All businesses have systems, processes, know-how or other proprietary information that help them stand out in the market and that they would like to keep to themselves. When business owners inevitably hire employees, they feel hesitant to share this confidential information with them, unless they can ensure that the employee will not disclose the information.
To ensure your proprietary information remains a secret, you should get your employees to agree to confidentiality. This can be done in two ways:
1) By including a confidentiality clause in the employee’s employment contract
2) By getting an employee to sign a stand-alone non-disclosure agreement
Both these methods achieve the same thing – they ensure your confidential information remains confidential.
Which method should you choose? Generally speaking, if you are hiring a new employee, you should insert a confidentiality clause in the employee’s employment contract.
Only if an employee is already working for the business, and does not have a confidentiality clause in their employment contract, should you ask the employee to sign a stand-alone non-disclosure agreement (“NDA”).

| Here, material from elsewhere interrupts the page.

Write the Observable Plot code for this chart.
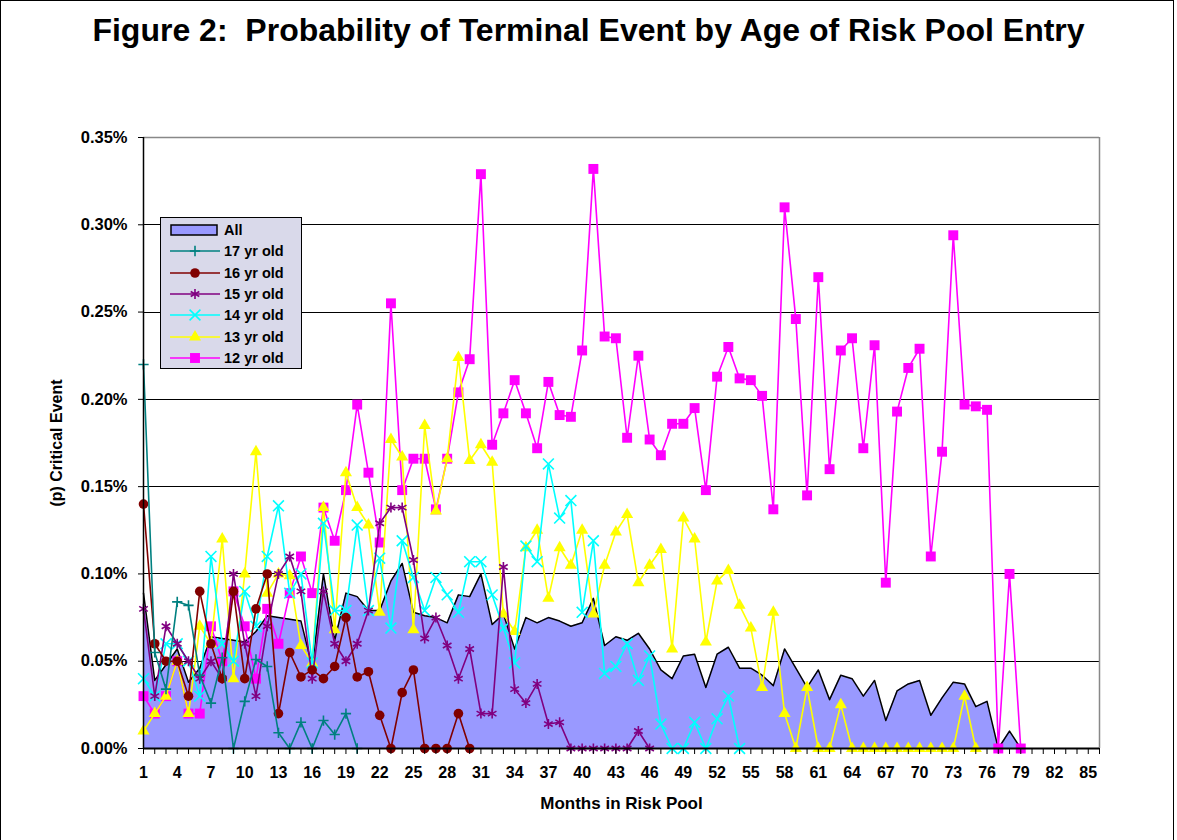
<!DOCTYPE html>
<html><head><meta charset="utf-8">
<script src="https://cdn.jsdelivr.net/npm/d3@7"></script>
<script src="https://cdn.jsdelivr.net/npm/@observablehq/plot@0.6"></script>
<style>
body{margin:0;background:#fff;}
#wrap{position:relative;width:1177px;height:840px;overflow:hidden;font-family:"Liberation Sans",Arial,sans-serif;}
#chart{position:absolute;left:0;top:0;}
#frame{position:absolute;left:0;top:0;width:1174px;height:860px;border:1px solid #000;box-sizing:border-box;pointer-events:none;}
#title{position:absolute;top:12px;left:0;width:1177px;text-align:center;font-weight:bold;font-size:32px;white-space:pre;color:#000;}
#legend{position:absolute;left:160px;top:217px;width:142px;height:152px;background:#d9d9ea;border:1px solid #000;box-sizing:border-box;}
.li{position:absolute;left:8px;height:20px;display:flex;align-items:center;font-weight:bold;font-size:14.5px;}
.li svg{margin-right:3px;}
</style></head>
<body><div id="wrap"><div id="chart"></div><div id="frame"></div><div id="title">Figure 2:  Probability of Terminal Event by Age of Risk Pool Entry</div><div id="legend"></div></div>
<script>
// ---- data (values in %) ----
const monthTicks = d3.range(1, 87);
const monthLabels = d3.range(1, 86, 3);
const yTicks = [0, 0.05, 0.10, 0.15, 0.20, 0.25, 0.30, 0.35];

const allAges = [0.089,0.039,0.048,0.057,0.038,0.046,0.064,0.063,0.062,0.061,0.067,0.076,0.075,0.074,0.073,0.047,0.100,0.062,0.089,0.087,0.079,0.079,0.096,0.106,0.078,0.076,0.075,0.072,0.088,0.087,0.100,0.071,0.077,0.057,0.075,0.072,0.075,0.073,0.070,0.072,0.086,0.059,0.064,0.062,0.066,0.057,0.045,0.040,0.053,0.054,0.035,0.054,0.058,0.046,0.046,0.042,0.036,0.057,0.046,0.035,0.045,0.028,0.042,0.040,0.030,0.039,0.016,0.033,0.037,0.039,0.019,0.029,0.038,0.037,0.024,0.027,0,0.010,0];
const yr17 = [0.22,0.055,0.034,0.084,0.082,0.042,0.026,0.052,0,0.027,0.051,0.047,0.009,0,0.015,0,0.016,0.008,0.020,0];
const yr16 = [0.14,0.06,0.05,0.05,0.03,0.09,0.06,0.04,0.09,0.04,0.08,0.10,0.02,0.055,0.041,0.045,0.040,0.047,0.075,0.041,0.044,0.019,0,0.032,0.045,0,0,0,0.020,0];
const yr15 = [0.08,0.03,0.07,0.06,0.05,0.04,0.05,0.04,0.10,0.06,0.03,0.07,0.10,0.11,0.09,0.04,0.09,0.06,0.05,0.06,0.079,0.129,0.138,0.138,0.108,0.063,0.075,0.059,0.040,0.057,0.020,0.020,0.104,0.034,0.026,0.037,0.014,0.015,0,0,0,0,0,0,0.010,0];
const yr14 = [0.04,0.03,0.06,0.06,0.05,0.03,0.11,0.06,0.05,0.09,0.07,0.11,0.139,0.089,0.10,0.049,0.129,0.079,0.079,0.128,0.079,0.109,0.069,0.119,0.098,0.079,0.098,0.088,0.078,0.107,0.107,0.088,0.069,0.049,0.116,0.107,0.163,0.132,0.142,0.078,0.119,0.043,0.047,0.060,0.039,0.053,0.014,0,0,0.015,0,0.017,0.030,0];
const yr13 = [0.01,0.02,0.03,0.05,0.02,0.07,0.06,0.12,0.04,0.10,0.17,0.089,0.10,0.099,0.059,0.049,0.138,0.068,0.158,0.138,0.128,0.078,0.177,0.167,0.068,0.185,0.136,0.166,0.224,0.165,0.174,0.164,0.077,0.067,0.115,0.125,0.086,0.115,0.105,0.125,0.077,0.105,0.124,0.134,0.095,0.105,0.114,0.057,0.132,0.120,0.061,0.096,0.102,0.082,0.069,0.035,0.078,0.020,0,0.035,0,0,0.025,0,0,0,0,0,0,0,0,0,0,0.030,0];
const yr12 = [0.03,0.02,0.03,0.05,0.02,0.02,0.07,0.05,0.09,0.07,0.04,0.08,0.06,0.089,0.11,0.089,0.138,0.119,0.148,0.197,0.158,0.118,0.255,0.148,0.166,0.166,0.137,0.166,0.204,0.223,0.329,0.174,0.192,0.211,0.192,0.172,0.210,0.191,0.190,0.228,0.332,0.236,0.235,0.178,0.225,0.177,0.168,0.186,0.186,0.195,0.148,0.213,0.230,0.212,0.211,0.202,0.137,0.310,0.246,0.145,0.270,0.160,0.228,0.235,0.172,0.231,0.095,0.193,0.218,0.229,0.110,0.170,0.294,0.197,0.196,0.194,0,0.100,0];

// ---- styling of series ----
const series = [
  {name:"12 yr old", vals:yr12, color:"#ff00ff", symbol:"square",   r:5.6, fill:true},
  {name:"13 yr old", vals:yr13, color:"#ffff00", symbol:"triangle", r:4.5, fill:true},
  {name:"14 yr old", vals:yr14, color:"#00ffff", symbol:"times",    r:5.0, fill:false},
  {name:"15 yr old", vals:yr15, color:"#800080", symbol:"asterisk", r:4.7, fill:false},
  {name:"16 yr old", vals:yr16, color:"#800000", symbol:"circle",   r:4.8, fill:true},
  {name:"17 yr old", vals:yr17, color:"#008080", symbol:"plus",     r:3.4, fill:false}
];
const rows = vals => vals.map((v, i) => ({m: i + 1, v}));

const marks = [
  Plot.ruleY(yTicks.slice(1, 7), {stroke:"#000", strokeWidth:1, shapeRendering:"crispEdges"}),
  Plot.ruleY([0.35], {stroke:"#888", strokeWidth:1.5}),
  Plot.ruleX([86], {stroke:"#888", strokeWidth:1.5}),
  Plot.areaY(rows(allAges), {x:"m", y:"v", fill:"#9999ff"}),
  Plot.lineY(rows(allAges), {x:"m", y:"v", stroke:"#000", strokeWidth:1.5})
];
for (const s of series) {
  const d = rows(s.vals);
  marks.push(Plot.lineY(d, {x:"m", y:"v", stroke:s.color, strokeWidth:1.6}));
  marks.push(Plot.dot(d, s.fill
    ? {x:"m", y:"v", symbol:s.symbol, r:s.r, fill:s.color, stroke:"none"}
    : {x:"m", y:"v", symbol:s.symbol, r:s.r, fill:"none", stroke:s.color, strokeWidth:1.6}));
}
marks.push(
  Plot.ruleX([1], {y1:0, y2:0.35, stroke:"#000", strokeWidth:1.5}),
  Plot.ruleY([0], {stroke:"#000", strokeWidth:2}),
  Plot.axisX({ticks: monthTicks, tickSize:6, tickPadding:12, fontSize:16,
    tickFormat: d => monthLabels.includes(d) ? String(d) : "",
    label:null}),
  Plot.axisX({ticks: [], label:"Months in Risk Pool", labelAnchor:"center", labelArrow:"none",
    labelOffset:60, fontSize:17}),
  Plot.axisY({ticks: yTicks, tickSize:5, tickPadding:11, fontSize:16.5,
    tickFormat: d => d.toFixed(2) + "%", label:null}),
  Plot.axisY({ticks: [], label:"(p) Critical Event", labelAnchor:"center", labelArrow:"none",
    labelOffset:93, fontSize:16})
);

const chart = Plot.plot({
  width:1177, height:840,
  marginLeft:143, marginRight:78, marginTop:137, marginBottom:92,
  x:{type:"linear", domain:[1, 86]},
  y:{type:"linear", domain:[0, 0.35]},
  style:{fontFamily:"'Liberation Sans', Arial, sans-serif", fontSize:"15px", fontWeight:"bold", color:"#000", background:"transparent"},
  marks
});
document.getElementById("chart").appendChild(chart);

// ---- legend ----
const legend = document.getElementById("legend");
const items = [{name:"All", area:true}].concat(series.slice().reverse());
items.forEach((it, i) => {
  const div = document.createElement("div");
  div.className = "li";
  div.style.top = (2 + i * 21.3) + "px";
  const sw = d3.create("svg").attr("width", 52).attr("height", 20);
  if (it.area) {
    sw.append("rect").attr("x", 2).attr("y", 5).attr("width", 46).attr("height", 10)
      .attr("fill", "#9999ff").attr("stroke", "#000").attr("stroke-width", 1.5);
  } else {
    sw.append("line").attr("x1", 1).attr("x2", 51).attr("y1", 10).attr("y2", 10)
      .attr("stroke", it.color).attr("stroke-width", 1.6);
    const symMap = {square:d3.symbolSquare, triangle:d3.symbolTriangle, times:d3.symbolTimes,
                    asterisk:d3.symbolAsterisk, circle:d3.symbolCircle, plus:d3.symbolPlus};
    const p = d3.symbol(symMap[it.symbol], Math.PI * it.r * it.r)();
    sw.append("path").attr("d", p).attr("transform", "translate(26,10)")
      .attr("fill", it.fill ? it.color : "none").attr("stroke", it.fill ? "none" : it.color)
      .attr("stroke-width", 1.6);
  }
  div.appendChild(sw.node());
  const t = document.createElement("span");
  t.textContent = it.name;
  div.appendChild(t);
  legend.appendChild(div);
});
</script>
</body></html>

Employers prefer the former method because they can guarantee that the employee will maintain confidentiality from the employee’s first day at work. Employment agreements are signed by employees when they first start working. By including a confidentiality clause in the employee’s employment agreement, employers are signalling to employees that the obligation to maintain confidentiality is non-negotiable. If an employee contests the inclusion of the confidentiality provision, an employer can simply refuse to hire the employee. Employers, by having this right to refuse to hire an employee, can guarantee employees are bound to maintain confidentiality.
Employers try to avoid the latter method because they cannot guarantee confidentiality in the same way. This is because, if an employee refuses to sign the NDA, the employer does not have the simple solution of refusing to hire the employee. If the employer chooses the fire the employee for refusing to sign the NDA, the employer is likely to fall foul of unfair dismissal laws, and risks having to pay large amounts in compensation to the employee.
As a general rule of thumb, anyone who works for you who will or may come into contact with confidential information should be bound by either a confidentiality clause or an NDA.
A ‘confidentiality clause’ is a clause often inserted into employment contracts that imposes an obligation on employees not to disclose proprietary and other specified pieces of information.
In essence, it legally obliges the employee not to disclose information of a specified kind that they can expect to be exposed to in the course of their employment. This obligation often is explicitly stated to continue in effect even if the employment agreement comes to an end.
This is an exemplar confidentiality clause found in employment contracts:
(1) “The Employee agrees to keep all of the Employer's business secrets confidential at all times during and after the term of the Employee's employment. The Employer's business secrets includes any information regarding the Employer's customers, supplies, finances, research, development, manufacturing processes, or any other technical or business information.
(2) The Employee agrees not to make any unauthorized copies of any of the Employer's business secrets or information without the Employer's consent, nor to remove any of the Employer's business secrets or information from the Employer's facilities.”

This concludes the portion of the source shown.